[Records with drawing code]
══════════════════════════════
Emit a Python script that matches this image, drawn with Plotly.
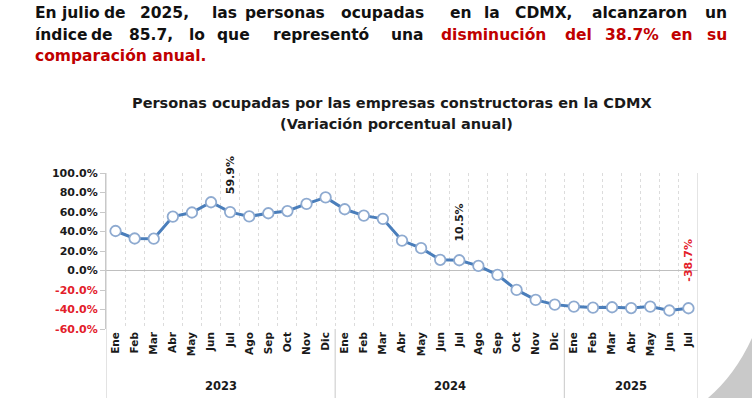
import plotly.graph_objects as go

# ---------------- data ----------------
years = ["2023", "2024", "2025"]
months_2023 = ["Ene", "Feb", "Mar", "Abr", "May", "Jun", "Jul", "Ago", "Sep", "Oct", "Nov", "Dic"]
months_2024 = ["Ene", "Feb", "Mar", "Abr", "May", "Jun", "Jul", "Ago", "Sep", "Oct", "Nov", "Dic"]
months_2025 = ["Ene", "Feb", "Mar", "Abr", "May", "Jun", "Jul"]

values_2023 = [40.5, 32.8, 32.6, 55.3, 59.5, 70.0, 59.9, 55.5, 58.7, 61.0, 68.3, 75.0]
values_2024 = [62.8, 56.3, 53.0, 30.7, 22.9, 11.0, 10.5, 4.7, -4.5, -19.9, -30.2, -35.0]
values_2025 = [-37.0, -38.0, -37.7, -38.5, -37.0, -41.0, -38.7]

y_tick_values = [-60, -40, -20, 0, 20, 40, 60, 80, 100]

labelled_points = [("2023", "Jul", "59.9%"), ("2024", "Jul", "10.5%"), ("2025", "Jul", "-38.7%")]

header_line1 = ["En", "julio", "de", "2025,", "las", "personas", "ocupadas", "en", "la", "CDMX,", "alcanzaron", "un"]
header_line2 = ["índice", "de", "85.7,", "lo", "que", "representó", "una", "disminución", "del", "38.7%", "en", "su"]
header_line3 = "comparación anual."
title_line1 = "Personas ocupadas por las empresas constructoras en la CDMX"
title_line2 = "(Variación porcentual anual)"

# ---------------- styling / layout constants ----------------
W, H = 752, 398
L, R, T, B = 106, 698, 173, 329
FONT = "DejaVu Sans"
RED = "#c00000"
RED2 = "#e3202a"

def fx(px):
    return (px - L) / (R - L)

def fy(py):
    return 1 - (py - T) / (B - T)

groups = [("2023", months_2023, values_2023),
          ("2024", months_2024, values_2024),
          ("2025", months_2025, values_2025)]

xcats, ticktext, yvals = [], [], []
for yr, ms, vs in groups:
    for m, v in zip(ms, vs):
        xcats.append(f"{m} {yr}")
        ticktext.append(f"<b>{m}</b>")
        yvals.append(v)

fig = go.Figure()
fig.add_trace(go.Scatter(
    x=xcats, y=yvals, mode="lines+markers",
    line=dict(color="#4a7ebb", width=3),
    marker=dict(size=10.5, color="white", line=dict(color="#8eaad0", width=1.8)),
    showlegend=False, cliponaxis=False,
))

# point labels
label_shift = [37, 38, 48]
for (yr, m, txt), sh in zip(labelled_points, label_shift):
    key = f"{m} {yr}"
    v = yvals[xcats.index(key)]
    fig.add_annotation(x=key, y=v, text=f"<b>{txt}</b>", showarrow=False,
                       textangle=-90, xanchor="center", yanchor="middle", yshift=sh,
                       font=dict(family=FONT, size=11,
                                 color=RED2 if txt.startswith("-") else "#1a1a1a"))

# year group labels and dividers
start = 0
bounds = [-0.5]
for yr, ms, vs in groups:
    n = len(ms)
    center = start + (n - 1) / 2
    fig.add_annotation(x=center, y=fy(386), xref="x", yref="paper", text=f"<b>{yr}</b>",
                       showarrow=False, xanchor="center", yanchor="middle",
                       font=dict(family=FONT, size=11.5, color="#1a1a1a"))
    start += n
    bounds.append(start - 0.5)
for b in bounds:
    fig.add_shape(type="line", xref="x", yref="paper", x0=b, x1=b,
                  y0=1 if b in (bounds[0], bounds[-1]) else 0,
                  y1=fy(398), line=dict(color="#c8c8c8", width=1))

# header text (justified: word by word; first word left-aligned, last word right-aligned)
line1_ext = [(35, 57), (64, 97), (106, 124), (131, 197), (211, 237), (247, 322), (330, 435),
             (449, 472), (482, 502), (512, 575), (587, 692), (700, 727)]
line2_ext = [(35, 83), (92, 112), (120, 182), (188, 205), (213, 253), (263, 379), (390, 425),
             (437, 549), (565, 592), (605, 659), (670, 694), (704, 727)]
for words, ext, py, red_from in [(header_line1, line1_ext, 13, 99),
                                 (header_line2, line2_ext, 35, 7)]:
    n = len(words)
    for i, (w, (a, b)) in enumerate(zip(words, ext)):
        if i == 0:
            xa, xp = "left", a - 2
        elif i == n - 1:
            xa, xp = "right", b + 2
        else:
            xa, xp = "center", (a + b) / 2
        fig.add_annotation(x=fx(xp), y=fy(py), xref="paper", yref="paper", text=f"<b>{w}</b>",
                           showarrow=False, xanchor=xa, yanchor="middle",
                           font=dict(family=FONT, size=15.5, color=RED if i >= red_from else "#111111"))
fig.add_annotation(x=fx(33), y=fy(56), xref="paper", yref="paper", text=f"<b>{header_line3}</b>",
                   showarrow=False, xanchor="left", yanchor="middle",
                   font=dict(family=FONT, size=15.5, color=RED))

fig.add_annotation(x=fx(392), y=fy(103), xref="paper", yref="paper", text=f"<b>{title_line1}</b>",
                   showarrow=False, xanchor="center", yanchor="middle",
                   font=dict(family=FONT, size=14.5, color="#1a1a1a"))
fig.add_annotation(x=fx(396), y=fy(124), xref="paper", yref="paper", text=f"<b>{title_line2}</b>",
                   showarrow=False, xanchor="center", yanchor="middle",
                   font=dict(family=FONT, size=14.5, color="#1a1a1a"))

# decorative grey arc in bottom-right corner
p = lambda px, py: f"{fx(px):.4f},{fy(py):.4f}"
fig.add_shape(type="path", xref="paper", yref="paper",
              path=f"M {p(708,398)} Q {p(735,375)} {p(752,338)} L {p(752,398)} Z",
              fillcolor="#c9c9c9", line=dict(width=0), layer="above")

ytext = []
for v in y_tick_values:
    t = f"<b>{v:.1f}%</b>"
    ytext.append(f"<span style='color:{RED2}'>{t}</span>" if v < 0 else t)

fig.update_layout(
    width=W, height=H, margin=dict(l=L, r=W - R, t=T, b=H - B),
    paper_bgcolor="white", plot_bgcolor="white",
    font=dict(family=FONT, size=11, color="#1a1a1a"),
    xaxis=dict(type="category", range=[-0.5, len(xcats) - 0.5], tickmode="array",
               tickvals=xcats, ticktext=ticktext, tickangle=-90, tickson="boundaries",
               showgrid=True, gridcolor="#dcdcdc", griddash="dot", gridwidth=1,
               showline=False, ticks="", tickfont=dict(family=FONT, size=10.5, color="#1a1a1a"),
               zeroline=False, automargin=False),
    yaxis=dict(range=[-60, 100], tickmode="array", tickvals=y_tick_values, ticktext=ytext,
               showgrid=False, zeroline=True, zerolinecolor="#bfbfbf", zerolinewidth=1,
               showline=True, linecolor="#c8c8c8", linewidth=1, ticks="outside", ticklen=5,
               tickcolor="#c8c8c8", tickfont=dict(family=FONT, size=11, color="#1a1a1a"),
               automargin=False),
)

fig.write_html("out.html", config={"displayModeBar": False},
               post_script="document.body.style.margin='0';")
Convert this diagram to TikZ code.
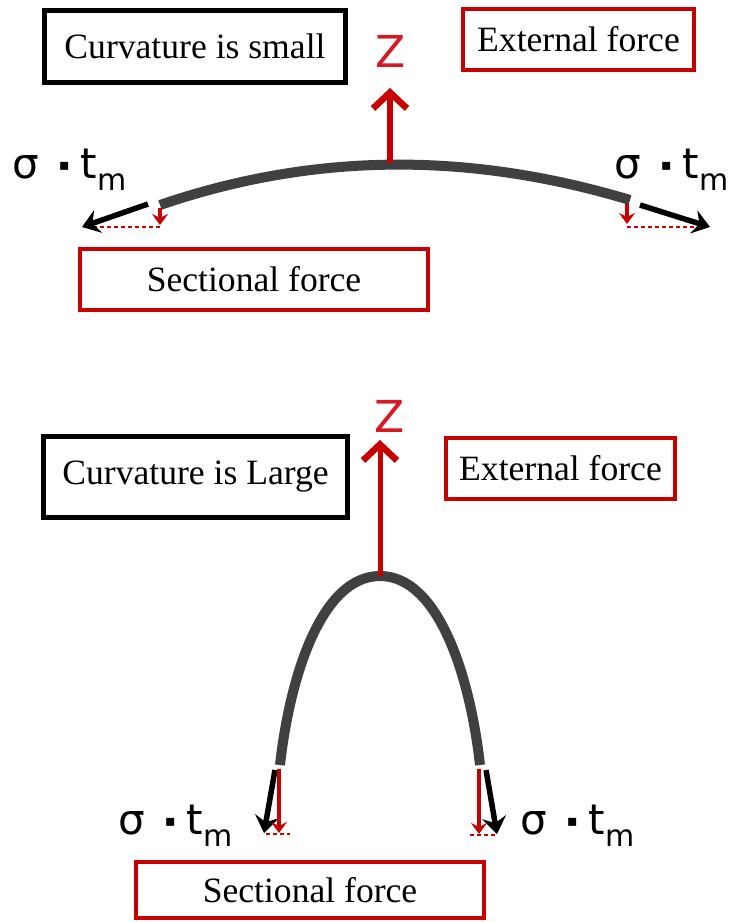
══════════════════════════════
TO DO:
Gather all lines from the records above in which "this" appears.

FULL OUTPUT:
Emit a Python script that matches this image, drawn with Plotly.
Convert this diagram to TikZ code.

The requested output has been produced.